Apache Beam’s dataset abstraction as PCollection increased HSBC’s model development efficiency by providing a way to organize component ownership and reduce organizational dependencies and bottlenecks. The model development team now owns data pipelines: implements new systems of equations, defines the data transfer within a system of equations in a black box mode, and sends it to the IT team. The IT team fetches, controls, and orchestrates the external data required by a system of equations as a whole.

In general, we used to spend at least 6 months deploying even small changes to a system of equations in production. With the new team structure driven by Apache Beam, we now can deploy changes as quickly as within 1 week.

Chup Cheng
VP of XVA and CCR Capital Analytics @ HSBC

By leveraging the abstractions provided by the Apache Beam unified programming model, HSBC’s model development team can seamlessly create new data pipelines, choose an appropriate runner, and conduct experiments on Big Data without the underlying infrastructure. The Apache Beam model rules ensure the high quality of the experimental code and make it very easy to move the production-grade pipelines from experimentation to production.

With Apache Beam, it’s easy to experiment with “What if” questions. If we want to know the impact of changing some parameters, we can write a simple Apache Beam code, run the pipeline, and have the answer within minutes.

Andrzej Golonka
Lead Assistant Vice President @ HSBC

One of the key advantages of Apache Beam for Monte Carlo simulations and counterparty credit risk analysis is its ability to run the same complex simulation logic in various environments, on-premise or in the cloud, with different runners.
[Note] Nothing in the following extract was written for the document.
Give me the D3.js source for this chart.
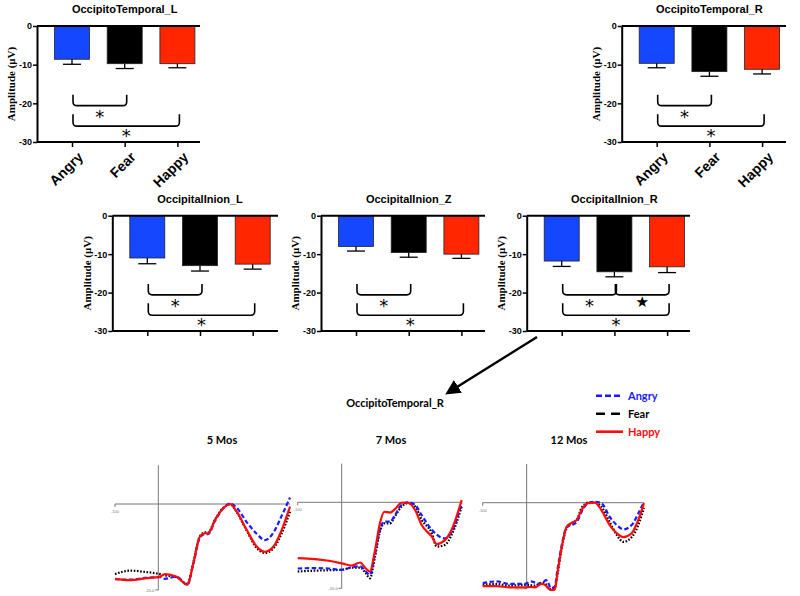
<!DOCTYPE html>
<html><head><meta charset="utf-8">
<script src="https://cdn.jsdelivr.net/npm/d3@7"></script>
<style>body{margin:0;background:#fff}</style>
</head><body>
<svg id="c" width="800" height="596"></svg>
<script>
// ---------- DATA ----------
const categories = ["Angry", "Fear", "Happy"];
const barColors = ["#1447ff", "#000000", "#ff2600"];
const yTicks = [0, -10, -20, -30];

const otL_mean = [-8.6, -9.75, -9.75];
const otL_sem  = [1.3, 1.25, 1.05];
const otR_mean = [-9.65, -11.8, -11.2];
const otR_sem  = [1.15, 1.2, 1.2];
const oiL_mean = [-11.0, -13.0, -12.6];
const oiL_sem  = [1.5, 1.4, 1.3];
const oiZ_mean = [-8.0, -9.6, -10.0];
const oiZ_sem  = [1.2, 1.2, 1.1];
const oiR_mean = [-11.8, -14.6, -13.3];
const oiR_sem  = [1.4, 1.3, 1.5];

const bracketsTwo = [
  {from: "Angry", to: "Fear", level: 1, sym: "*"},
  {from: "Angry", to: "Happy", level: 2, sym: "*"}
];
const bracketsThree = [
  {from: "Angry", to: "Fear", level: 1, sym: "*"},
  {from: "Fear", to: "Happy", level: 1, sym: "\u2605"},
  {from: "Angry", to: "Happy", level: 2, sym: "*"}
];

const emotions = ["Angry", "Fear", "Happy"];
// ERP waveforms (time in ms, amplitude in µV)
const erp5_t     = [-100,-65,-31,4,15,42,67,81,96,108,115,131,150,166,181,204,227,246,266,285,304];
const erp5_angry = [-17.5,-17.6,-17.2,-17.0,-17.4,-16.9,-18.8,-13.9,-7.8,-7.0,-7.0,-3.9,-1.0,0.1,-0.9,-4.2,-6.9,-8.4,-6.6,-2.7,1.5];
const erp5_fear  = [-16.3,-15.5,-15.8,-16.3,-16.6,-17.0,-18.6,-13.5,-7.5,-6.6,-6.6,-3.6,-0.9,-0.1,-1.9,-6.2,-10.2,-11.4,-10.3,-6.8,-1.8];
const erp5_happy = [-17.4,-17.7,-17.3,-16.9,-16.3,-16.9,-18.8,-13.7,-7.6,-6.8,-6.8,-3.7,-1.0,0.0,-1.8,-6.0,-9.9,-11.1,-9.9,-6.0,-0.6];

const erp7_t     = [-100,-61,-30,0,23,42,55,64,76,87,97,110,121,136,151,167,182,205,216,235,250,273];
const erp7_angry = [-15.4,-15.3,-15.4,-15.7,-15.1,-14.9,-16.1,-16.9,-11.9,-6.4,-4.5,-4.5,-3.0,-0.6,0.0,-0.6,-3.0,-6.4,-7.5,-8.4,-6.9,-0.2];
const erp7_fear  = [-16.1,-15.9,-15.8,-15.7,-15.2,-15.2,-16.5,-17.7,-12.6,-6.8,-4.9,-4.9,-3.3,-1.0,-0.2,-1.0,-4.1,-7.2,-10.3,-9.9,-7.6,-1.0];
const erp7_happy = [-13.0,-13.2,-13.6,-14.2,-14.7,-14.0,-15.4,-16.1,-11.1,-4.9,-2.2,-2.4,-1.6,-0.1,-0.1,-1.8,-5.3,-8.0,-9.7,-8.8,-6.4,0.5];

const erp12_t     = [-100,-68,-38,-4,10,19,34,44,49,55,64,70,80,91,102,114,125,140,155,170,189,205,220,239,254,267];
const erp12_angry = [-18.7,-18.3,-18.9,-18.9,-18.3,-18.6,-18.9,-18.0,-18.6,-19.9,-19.5,-15.6,-9.8,-5.7,-5.2,-4.5,-2.1,-0.1,0.2,-0.1,-3.3,-5.2,-6.2,-5.2,-2.5,0.2];
const erp12_fear  = [-19.1,-18.9,-19.3,-19.1,-19.2,-19.3,-18.6,-19.0,-19.8,-20.1,-19.8,-16.8,-10.5,-5.9,-4.8,-4.0,-1.2,0.0,0.0,-0.9,-4.5,-7.5,-9.1,-8.0,-5.2,-1.2];
const erp12_happy = [-19.4,-19.4,-19.7,-19.7,-19.6,-19.7,-18.9,-19.3,-19.9,-20.3,-20.2,-16.4,-10.2,-5.6,-4.7,-4.0,-1.7,-0.1,0.0,-1.7,-5.2,-7.1,-8.0,-7.1,-4.0,-0.1];

const ageLabels = ["5 Mos", "7 Mos", "12 Mos"];
const erpTimeEnd = [304, 273, 267];

// ---------- LAYOUT ----------
const svg = d3.select("#c");
const barPanels = [
  {title: "OccipitoTemporal_L", mean: otL_mean, sem: otL_sem, br: bracketsTwo, ax: 37, top: 26, bottom: 142, right: 200, xlab: true},
  {title: "OccipitoTemporal_R", mean: otR_mean, sem: otR_sem, br: bracketsTwo, ax: 621.7, top: 26, bottom: 142, right: 786, xlab: true},
  {title: "OccipitalInion_L", mean: oiL_mean, sem: oiL_sem, br: bracketsTwo, ax: 112.3, top: 215.7, bottom: 331, right: 278, xlab: false},
  {title: "OccipitalInion_Z", mean: oiZ_mean, sem: oiZ_sem, br: bracketsTwo, ax: 321, top: 215.7, bottom: 331, right: 485, xlab: false},
  {title: "OccipitalInion_R", mean: oiR_mean, sem: oiR_sem, br: bracketsThree, ax: 526.7, top: 215.7, bottom: 331, right: 690, xlab: false}
];

barPanels.forEach(p => {
  const g = svg.append("g");
  const x = d3.scalePoint().domain(categories).range([p.ax + 35, p.ax + 140.4]);
  const y = d3.scaleLinear().domain([0, -30]).range([p.top, p.bottom]);
  const bw = 35;

  g.append("text").attr("x", x("Fear")).attr("y", p.top - 13)
    .attr("text-anchor", "middle").attr("font-family", "Liberation Sans, Arial, sans-serif")
    .attr("font-weight", "bold").attr("font-size", 11).text(p.title);

  g.selectAll("rect.bar").data(categories).join("rect")
    .attr("x", d => x(d) - bw / 2).attr("width", bw)
    .attr("y", y(0)).attr("height", (d, i) => y(p.mean[i]) - y(0))
    .attr("fill", (d, i) => barColors[i]).attr("stroke", "#222").attr("stroke-width", 0.8);

  categories.forEach((c, i) => {
    const y1 = y(p.mean[i]), y2 = y(p.mean[i] - p.sem[i]);
    g.append("line").attr("x1", x(c)).attr("x2", x(c)).attr("y1", y1).attr("y2", y2)
      .attr("stroke", "#000").attr("stroke-width", 1.3);
    g.append("line").attr("x1", x(c) - 9).attr("x2", x(c) + 9).attr("y1", y2).attr("y2", y2)
      .attr("stroke", "#000").attr("stroke-width", 1.3);
  });

  [0, -30].forEach(v => {
    g.append("line").attr("x1", p.ax).attr("x2", p.right).attr("y1", y(v)).attr("y2", y(v))
      .attr("stroke", "#000").attr("stroke-width", 2);
  });

  const ya = g.append("g").attr("transform", `translate(${p.ax},0)`)
    .call(d3.axisLeft(y).tickValues(yTicks).tickSize(4).tickSizeOuter(0).tickFormat(d => String(d)));
  ya.select(".domain").attr("stroke-width", 2);
  ya.selectAll(".tick line").attr("stroke-width", 1.5);
  ya.selectAll(".tick text").attr("font-family", "Liberation Sans, Arial, sans-serif")
    .attr("font-weight", "bold").attr("font-size", 9).attr("x", -5);

  const xa = g.append("g").attr("transform", `translate(0,${y(-30)})`)
    .call(d3.axisBottom(x).tickSize(5).tickFormat(""));
  xa.select(".domain").remove();
  xa.selectAll(".tick line").attr("stroke-width", 1.5);

  if (p.xlab) {
    categories.forEach(c => {
      g.append("text").attr("transform", `translate(${x(c) + 5},${p.bottom + 9}) rotate(-45)`)
        .attr("text-anchor", "end").attr("dy", "0.7em")
        .attr("font-family", "Liberation Sans, Arial, sans-serif").attr("font-weight", "bold")
        .attr("font-size", 14).text(c);
    });
  }

  g.append("text").attr("transform", `translate(${p.ax - 25.5},${(y(0) + y(-30)) / 2}) rotate(-90)`)
    .attr("text-anchor", "middle").attr("dy", "0.35em")
    .attr("font-family", "Liberation Serif, Times New Roman, serif").attr("font-weight", "bold")
    .attr("font-size", 11).text("Amplitude (\u03BCV)");

  const lv = {1: {top: -17.8, bot: -20.6, sym: -22.3}, 2: {top: -22.8, bot: -25.9, sym: -27.2}};
  p.br.forEach(b => {
    const x1 = x(b.from) + 1, x2 = x(b.to) + 2;
    const yt = y(lv[b.level].top), yb = y(lv[b.level].bot), r = 4;
    const path = d3.path();
    path.moveTo(x1, yt); path.lineTo(x1, yb - r);
    path.quadraticCurveTo(x1, yb, x1 + r, yb);
    path.lineTo(x2 - r, yb);
    path.quadraticCurveTo(x2, yb, x2, yb - r);
    path.lineTo(x2, yt);
    g.append("path").attr("d", path.toString()).attr("fill", "none")
      .attr("stroke", "#000").attr("stroke-width", 1.6);
    const cx = (x1 + x2) / 2, cy = y(lv[b.level].sym);
    if (b.sym === "*") {
      g.append("text").attr("x", cx).attr("y", cy + 10.5).attr("text-anchor", "middle")
        .attr("font-family", "DejaVu Sans, sans-serif").attr("font-size", 18).text(b.sym);
    } else {
      g.append("text").attr("x", cx).attr("y", cy + 5.5).attr("text-anchor", "middle")
        .attr("font-family", "DejaVu Sans, sans-serif").attr("font-size", 15).text(b.sym);
    }
  });
});

// ---------- arrow + legend ----------
const defs = svg.append("defs");
defs.append("marker").attr("id", "ah").attr("viewBox", "0 0 10 10").attr("refX", 7).attr("refY", 5)
  .attr("markerWidth", 6).attr("markerHeight", 6).attr("orient", "auto")
  .append("path").attr("d", "M0,0 L10,5 L0,10 Z").attr("fill", "#000");
svg.append("line").attr("x1", 537).attr("y1", 337).attr("x2", 449).attr("y2", 392)
  .attr("stroke", "#000").attr("stroke-width", 2.5).attr("marker-end", "url(#ah)");

const midFont = "Lato, Open Sans, sans-serif";
svg.append("text").attr("x", 395).attr("y", 407).attr("text-anchor", "middle")
  .attr("font-family", midFont).attr("font-weight", "bold").attr("font-size", 11).text("OccipitoTemporal_R");

const seriesColor = {Angry: "#1a1aff", Fear: "#000000", Happy: "#ff0a0a"};
const seriesDash = {Angry: "4.5,2.5", Fear: "1.6,1.6", Happy: null};
const legendDash = {Angry: "6,3", Fear: "9,6", Happy: null};
const legendY = d3.scalePoint().domain(emotions).range([395.7, 431.7]);
emotions.forEach(e => {
  svg.append("line").attr("x1", 596).attr("x2", 623).attr("y1", legendY(e)).attr("y2", legendY(e))
    .attr("stroke", seriesColor[e]).attr("stroke-width", 2.6)
    .attr("stroke-dasharray", legendDash[e]);
  svg.append("text").attr("x", 628).attr("y", legendY(e)).attr("dy", "0.35em")
    .attr("font-family", midFont).attr("font-weight", "bold").attr("font-size", 11)
    .attr("fill", seriesColor[e]).text(e);
});

// ---------- ERP panels ----------
const erpData = [
  {t: erp5_t, Angry: erp5_angry, Fear: erp5_fear, Happy: erp5_happy},
  {t: erp7_t, Angry: erp7_angry, Fear: erp7_fear, Happy: erp7_happy},
  {t: erp12_t, Angry: erp12_angry, Fear: erp12_fear, Happy: erp12_happy}
];
const erpLayout = [
  {left: 115, right: 290, y0: 504, title: 222},
  {left: 297.7, right: 461.7, y0: 502.3, title: 391},
  {left: 482.7, right: 644, y0: 502.7, title: 569}
];

erpData.forEach((d, k) => {
  const L = erpLayout[k];
  const g = svg.append("g");
  const x = d3.scaleLinear().domain([-100, erpTimeEnd[k]]).range([L.left, L.right]);
  const y = d3.scaleLinear().domain([0, -20]).range([L.y0, L.y0 + 86]);

  g.append("text").attr("x", L.title).attr("y", 444).attr("text-anchor", "middle")
    .attr("font-family", midFont).attr("font-weight", "bold").attr("font-size", 11).text(ageLabels[k]);

  g.append("line").attr("x1", x(-100)).attr("x2", x(erpTimeEnd[k])).attr("y1", y(0)).attr("y2", y(0))
    .attr("stroke", "#777").attr("stroke-width", 1);
  g.append("line").attr("x1", x(-100)).attr("x2", x(-100)).attr("y1", y(0)).attr("y2", y(0) + 3)
    .attr("stroke", "#777").attr("stroke-width", 1);
  g.append("line").attr("x1", x(0)).attr("x2", x(0)).attr("y1", y(9)).attr("y2", y(-20))
    .attr("stroke", "#777").attr("stroke-width", 1);
  g.append("line").attr("x1", x(0) - 3).attr("x2", x(0)).attr("y1", y(-20)).attr("y2", y(-20))
    .attr("stroke", "#777").attr("stroke-width", 1);
  g.append("text").attr("x", x(-100)).attr("y", y(0) + 9).attr("text-anchor", "middle")
    .attr("font-family", "Liberation Sans, Arial, sans-serif").attr("font-size", 4).attr("fill", "#777").text("-100");
  g.append("text").attr("x", x(0) - 4).attr("y", y(-20) + 1.5).attr("text-anchor", "end")
    .attr("font-family", "Liberation Sans, Arial, sans-serif").attr("font-size", 4).attr("fill", "#777").text("-20.0");

  const line = d3.line().x(v => x(v[0])).y(v => y(v[1])).curve(d3.curveMonotoneX);
  ["Fear", "Angry", "Happy"].forEach(e => {
    g.append("path").attr("d", line(d.t.map((t, i) => [t, d[e][i]])))
      .attr("fill", "none").attr("stroke", seriesColor[e]).attr("stroke-width", 2.2)
      .attr("stroke-dasharray", seriesDash[e]);
  });
});
</script>
</body></html>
This flexibility is especially critical in situations requiring local risk analysis in different countries and compliance zones, where sensitive financial data and information cannot be transferred beyond the local perimeter. With Apache Beam, HSBC can easily switch between runners and can future-proof their data processing for any changes. HSBC runs the majority of workflows in Cloud Dataflow, benefitting from its powerful managed service and autoscaling capabilities to manage spikes of up to 18,000 vCPUs when running batch pipelines twice a day. In select countries, they also use the Apache Beam Flink runner to comply with local regulations specific to data storage and processing.

Results

Apache Beam harnesses enormous volumes of financial market data and metrics, generates billions of trade valuations to scan plausible future scenarios reaching out around 70 years, and aggregates them into meaningful statistics, enabling HSBC to model their future scenarios and quantitatively account for risk in forecasting and decision-making.

With Apache Beam, HSBC’s engineers achieved a 2x increase in data processing performance and scaled their XVA batch pipeline by 100x compared to the original solution. The Apache Beam abstraction opened up a way to implement a numerical approach to XVA sensitivity calculation in production, which was not possible before. The batch Apache Beam pipeline calculates XVA sensitivities for hundreds of market factors, processing about 400 TB of internal data every day and up to 5 PB of data once per month.

Apache Beam portability enabled HSBC to use different runners in different regions depending on local data processing requirements and future-proof their data processing for regulatory changes.

Apache Beam provides seamless integration and out-of-the-box interaction with highly optimized computational components in C++, which saved HSBC the effort needed to rewrite the C++ analytics accumulated for years into Python.

The Apache Beam Python SDK brought math to the orchestration level by providing an easy way for HSBC’s model development team to build new Python pipelines. The new work structure driven by Apache Beam accelerated time-to-market by 24x, enabling HSBC’s teams to deploy changes and new models to production within just a few weeks.

By leveraging the versatile and scalable nature of Apache Beam for computing direct acyclic graphs that process large differential equations systems and Monte Carlo simulations, financial institutions can assess and manage counterparty credit risk efficiently, even in situations that demand localized analysis and strict compliance with data security regulations.